Except for that popular Santo Domingo disco, I shall stick to the surface.
For those like me for whom National Geographic-level adventures are out of reach, Dominican Cueva de las Maravillas (Cave of Marvels) is the perfect day-trip.
Without any doubt, it is one of the most interesting natural sights I’ve been to in our country.
Inside, the cave resembles a cathedral, with high ceilings, stalactites, and stalagmites that look like ancient marble statues. The comparison to a cathedral is made more apt by the fact that it served as a place of refuge and funeral sites for the Tainos, the pre-Columbian inhabitants of the island. Wall paintings serve as the witness to their existence.

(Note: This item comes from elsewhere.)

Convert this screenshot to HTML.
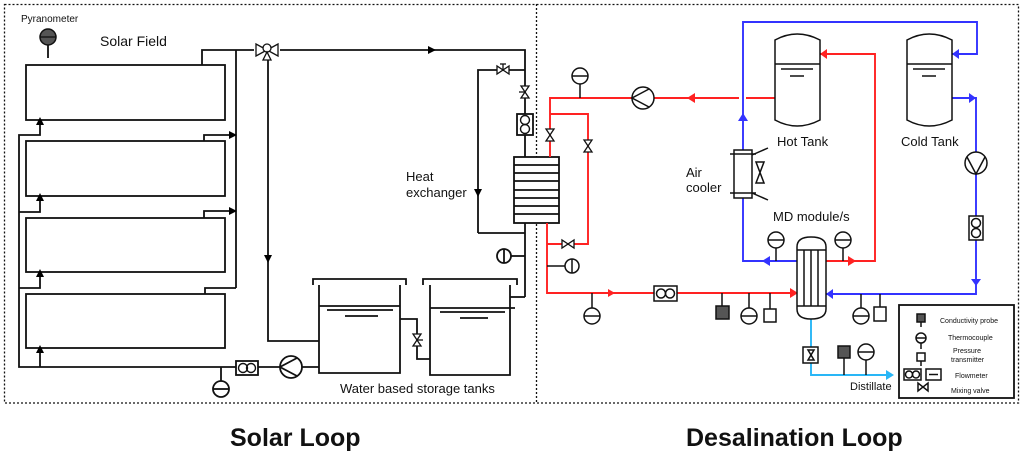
<!DOCTYPE html>
<html><head><meta charset="utf-8"><style>
body{margin:0;background:#fff;width:1024px;height:454px;overflow:hidden}
svg{display:block}
text{font-family:"Liberation Sans",Arial,sans-serif;fill:#111}
</style></head><body>
<svg width="1024" height="454" viewBox="0 0 1024 454" xmlns="http://www.w3.org/2000/svg">
<g fill="none" stroke="#111" stroke-width="1.3" stroke-dasharray="2,2">
<rect x="4.5" y="4.5" width="1014" height="398.5"/>
<line x1="536.5" y1="4" x2="536.5" y2="403"/>
</g>
<g fill="none" stroke="#111" stroke-width="1.8">
<rect x="26" y="65" width="199" height="55"/>
<rect x="26" y="141" width="199" height="55"/>
<rect x="26" y="218" width="199" height="54"/>
<rect x="26" y="294" width="199" height="54"/>
<polyline points="40,120 40,135 19,135 19,367 221,367"/>
<polyline points="19,212 40,212 40,196"/>
<polyline points="19,288 40,288 40,272"/>
<line x1="40" y1="367" x2="40" y2="348"/>
<polyline points="202,65 202,50 254,50"/>
<line x1="236" y1="50" x2="236" y2="288"/>
<polyline points="204,141 204,135 236,135"/>
<polyline points="204,218 204,211 236,211"/>
<polyline points="205,294 205,288 236,288"/>
<polyline points="280,50 525,50 525,157"/>
<polyline points="478,233 478,70 525,70"/>
<polyline points="268,58 268,341 319,341"/>
<line x1="525" y1="223" x2="525" y2="297"/>
<polyline points="525,297 510,297"/>
<line x1="478" y1="233" x2="525" y2="233"/>
<line x1="511" y1="256" x2="525" y2="256"/>
<line x1="221" y1="367" x2="319" y2="367"/>
<line x1="221" y1="367" x2="221" y2="381"/>
<polyline points="313,285 313,279 406,279 406,285"/>
<polyline points="319,285 319,373 400,373 400,285"/>
<line x1="319" y1="306" x2="400" y2="306"/>
<line x1="327" y1="310" x2="393" y2="310"/>
<line x1="345" y1="316" x2="378" y2="316"/>
<polyline points="423,285 423,279 517,279 517,285"/>
<polyline points="430,285 430,375 510,375 510,285"/>
<line x1="430" y1="308" x2="515" y2="308"/>
<line x1="440" y1="312" x2="505" y2="312"/>
<line x1="460" y1="318" x2="488" y2="318"/>
<polyline points="400,319 417,319 417,359 430,359"/>
<rect x="236" y="361" width="22" height="14" fill="#fff"/>
<rect x="517" y="114" width="16" height="21" fill="#fff"/>
<rect x="514" y="157" width="45" height="66" fill="#fff"/>
<line x1="514" y1="165" x2="559" y2="165"/><line x1="514" y1="173" x2="559" y2="173"/><line x1="514" y1="181" x2="559" y2="181"/><line x1="514" y1="190" x2="559" y2="190"/><line x1="514" y1="198" x2="559" y2="198"/><line x1="514" y1="206" x2="559" y2="206"/><line x1="514" y1="214" x2="559" y2="214"/>
<circle cx="291" cy="367" r="11" fill="#fff"/>
<polyline points="297,358 280,367 297,376"/>
<circle cx="221" cy="389" r="8" fill="#fff"/><line x1="213" y1="389" x2="229" y2="389"/>
<circle cx="504" cy="256" r="7" fill="#fff"/><line x1="504" y1="249" x2="504" y2="263"/>
<line x1="48" y1="45" x2="48" y2="58"/>
</g>
<circle cx="48" cy="37" r="8" fill="#555" stroke="#111" stroke-width="1.5"/><line x1="40" y1="37" x2="56" y2="37" stroke="#111" stroke-width="1.3"/>
<g fill="none" stroke="#111" stroke-width="1.4">
<circle cx="243" cy="368" r="4.5"/><circle cx="251" cy="368" r="4.5"/>
<circle cx="525" cy="120" r="4.5"/><circle cx="525" cy="129" r="4.5"/>
</g>
<g fill="#fff" stroke="#111" stroke-width="1.3">
<path d="M256,44 L256,56 L267,50 Z M278,44 L278,56 L267,50 Z"/><circle cx="267" cy="48" r="4"/><path d="M263,60 L271,60 L267,52 Z"/>
<path d="M497,66 L497,74 L503,70 Z M509,66 L509,74 L503,70 Z"/><line x1="503" y1="70" x2="503" y2="64"/><line x1="500" y1="64" x2="506" y2="64"/>
<path d="M521,86 L529,86 L525,92 Z M521,98 L529,98 L525,92 Z"/><line x1="525" y1="92" x2="519" y2="92"/>
<path d="M413,334 L421,334 L417,340 Z M413,346 L421,346 L417,340 Z"/><line x1="417" y1="340" x2="423" y2="340"/>
</g>
<g fill="#000">
<path d="M36,125 L44,125 L40,117Z"/><path d="M36,201 L44,201 L40,193Z"/><path d="M36,277 L44,277 L40,269Z"/><path d="M36,353 L44,353 L40,345Z"/>
<path d="M229,131 L229,139 L237,135Z"/><path d="M229,207 L229,215 L237,211Z"/>
<path d="M428,46 L428,54 L436,50Z"/>
<path d="M264,255 L272,255 L268,263Z"/><path d="M474,189 L482,189 L478,197Z"/>
</g>
<text x="21" y="22" font-size="10">Pyranometer</text>
<text x="100" y="46" font-size="14">Solar Field</text>
<text x="406" y="181" font-size="13">Heat</text>
<text x="406" y="197" font-size="13">exchanger</text>
<text x="340" y="393" font-size="13">Water based storage tanks</text>
<text x="230" y="446" font-size="25" font-weight="bold">Solar Loop</text>
<text x="686" y="446" font-size="25" font-weight="bold">Desalination Loop</text>

<g fill="none" stroke="#f22" stroke-width="1.9">
<polyline points="550,157 550,98 632,98"/>
<line x1="654" y1="98" x2="739" y2="98"/><line x1="746" y1="98" x2="776" y2="98"/>
<polyline points="550,114 588,114 588,244 547,244"/>
<polyline points="547,223 547,293 797,293"/>
<polyline points="826,261 875,261 875,54 820,54"/>
</g>
<g fill="none" stroke="#33f" stroke-width="1.9">
<polyline points="797,261 743,261 743,22 977,22 977,54 952,54"/>
<polyline points="952,98 976,98 976,294 826,294"/>
</g>
<polyline points="811,319 811,375 886,375" fill="none" stroke="#29b6f6" stroke-width="1.9"/>
<g fill="#f22"><path d="M687,98 L695,93 L695,103Z"/><path d="M608,289 L608,297 L615,293Z"/><path d="M848,256 L848,266 L856,261Z"/><path d="M798,293 L790,288 L790,298Z"/><path d="M820,54 L827,49 L827,59Z"/></g>
<g fill="#33f"><path d="M738,121 L748,121 L743,113Z"/><path d="M762,261 L770,256 L770,266Z"/><path d="M952,54 L959,49 L959,59Z"/><path d="M969,93 L969,103 L976,98Z"/><path d="M971,279 L981,279 L976,286Z"/><path d="M826,294 L833,289 L833,299Z"/></g>
<path d="M886,370 L894,375 L886,380Z" fill="#29b6f6"/>
<g fill="none" stroke="#111" stroke-width="1.5">
<circle cx="643" cy="98" r="11" fill="#fff"/><polyline points="649,89 632,98 649,107"/>
<line x1="580" y1="84" x2="580" y2="98"/><circle cx="580" cy="76" r="8" fill="#fff"/><line x1="572" y1="76" x2="588" y2="76"/>
<path d="M775,120 L775,40 Q797,28 820,40 L820,120 Q797,132 775,120Z" fill="#fff"/>
<line x1="775" y1="64" x2="820" y2="64"/><line x1="781" y1="69" x2="813" y2="69"/><line x1="790" y1="76" x2="804" y2="76"/>
<path d="M907,120 L907,40 Q929,28 952,40 L952,120 Q929,132 907,120Z" fill="#fff"/>
<line x1="907" y1="64" x2="952" y2="64"/><line x1="913" y1="69" x2="945" y2="69"/><line x1="922" y1="76" x2="936" y2="76"/>
<rect x="734" y="150" width="18" height="48" fill="#fff"/>
<line x1="730" y1="154" x2="756" y2="154"/><line x1="730" y1="193" x2="756" y2="193"/>
<line x1="752" y1="155" x2="768" y2="148"/><line x1="752" y1="193" x2="768" y2="200"/>
<path d="M756,162 L764,162 L756,183 L764,183 Z"/>
<circle cx="976" cy="163" r="11" fill="#fff"/><polyline points="967,157 976,174 985,157"/>
<rect x="969" y="216" width="14" height="24" fill="#fff"/><circle cx="976" cy="223" r="4.5"/><circle cx="976" cy="233" r="4.5"/>
<path d="M797,247 Q797,237 811,237 Q826,237 826,247 L826,309 Q826,319 811,319 Q797,319 797,309Z" fill="#fff"/>
<line x1="797" y1="250" x2="826" y2="250"/><line x1="797" y1="306" x2="826" y2="306"/>
<line x1="804" y1="250" x2="804" y2="306"/><line x1="811" y1="250" x2="811" y2="306"/><line x1="818" y1="250" x2="818" y2="306"/>
<line x1="776" y1="248" x2="776" y2="261"/><circle cx="776" cy="240" r="8" fill="#fff"/><line x1="768" y1="240" x2="784" y2="240"/>
<line x1="843" y1="248" x2="843" y2="261"/><circle cx="843" cy="240" r="8" fill="#fff"/><line x1="835" y1="240" x2="851" y2="240"/>
<line x1="592" y1="293" x2="592" y2="308"/><circle cx="592" cy="316" r="8" fill="#fff"/><line x1="584" y1="316" x2="600" y2="316"/>
<rect x="654" y="286" width="23" height="15" fill="#fff"/><circle cx="661" cy="293.5" r="4.5"/><circle cx="670" cy="293.5" r="4.5"/>
<line x1="722" y1="293" x2="722" y2="306"/><rect x="716" y="306" width="13" height="13" fill="#555"/>
<line x1="749" y1="293" x2="749" y2="308"/><circle cx="749" cy="316" r="8" fill="#fff"/><line x1="741" y1="316" x2="757" y2="316"/>
<line x1="770" y1="293" x2="770" y2="309"/><rect x="764" y="309" width="12" height="13" fill="#fff"/>
<line x1="861" y1="294" x2="861" y2="308"/><circle cx="861" cy="316" r="8" fill="#fff"/><line x1="853" y1="316" x2="869" y2="316"/>
<line x1="880" y1="294" x2="880" y2="307"/><rect x="874" y="307" width="12" height="14" fill="#fff"/>
<line x1="547" y1="266" x2="565" y2="266"/><circle cx="572" cy="266" r="7" fill="#fff"/><line x1="572" y1="259" x2="572" y2="273"/>
<rect x="803" y="347" width="15" height="16" fill="#fff"/><path d="M808,350 L814,350 L808,360 L814,360Z"/>
<line x1="844" y1="358" x2="844" y2="375"/><rect x="838" y="346" width="12" height="12" fill="#555"/>
<line x1="866" y1="360" x2="866" y2="375"/><circle cx="866" cy="352" r="8" fill="#fff"/><line x1="858" y1="352" x2="874" y2="352"/>
<rect x="899" y="305" width="115" height="93" stroke-width="1.8"/>
<rect x="917" y="314" width="8" height="8" fill="#555"/><line x1="921" y1="322" x2="921" y2="327"/>
<circle cx="921" cy="338" r="5"/><line x1="916" y1="338" x2="926" y2="338"/><line x1="921" y1="343" x2="921" y2="349"/>
<rect x="917" y="353" width="8" height="8"/><line x1="921" y1="361" x2="921" y2="366"/>
<rect x="904" y="369" width="17" height="11"/><circle cx="909" cy="374.5" r="3.5"/><circle cx="916" cy="374.5" r="3.5"/>
<rect x="926" y="369" width="15" height="11"/><line x1="929" y1="374.5" x2="938" y2="374.5"/>
<path d="M918,383 L918,391 L923,387Z M928,383 L928,391 L923,387Z"/>
</g>
<g fill="#fff" stroke="#111" stroke-width="1.3">
<path d="M546,129 L554,129 L550,135Z M546,141 L554,141 L550,135Z"/>
<path d="M584,140 L592,140 L588,146Z M584,152 L592,152 L588,146Z"/>
<path d="M562,240 L562,248 L568,244Z M574,240 L574,248 L568,244Z"/>
</g>
<text x="686" y="177" font-size="13">Air</text>
<text x="686" y="192" font-size="13">cooler</text>
<text x="777" y="146" font-size="13">Hot Tank</text>
<text x="901" y="146" font-size="13">Cold Tank</text>
<text x="773" y="221" font-size="13">MD module/s</text>
<text x="850" y="390" font-size="11">Distillate</text>
<g font-size="7">
<text x="940" y="323">Conductivity probe</text>
<text x="948" y="340">Thermocouple</text>
<text x="953" y="353">Pressure</text>
<text x="951" y="362">transmitter</text>
<text x="955" y="378">Flowmeter</text>
<text x="951" y="393">Mixing valve</text>
</g>
</svg>
</body></html>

The place is impressive, and at the moment I lack the words to describe it. Unfortunately, and for very understandable reasons, photography is not allowed in the most impressive parts of the cave. The few photos I did take was in a small area designated for that purpose.
The cave extends nearly a mile [1km] underground level, only a section is open to the public, although still quite large. The gardens are well-maintained, and there’s a small refuge for native iguanas on the premises.
Cueva de las Maravillas is on the road from La Romana to San Pedro de Macorís, admittance at this time is RD$300 for adults. The park is open every day except Mondays.
Coming back home we stopped in Bayahibe, a cute beach town for adventure travelers, where we had a great lunch by the beach, then stopped to have shaved ice at a friend’s shop.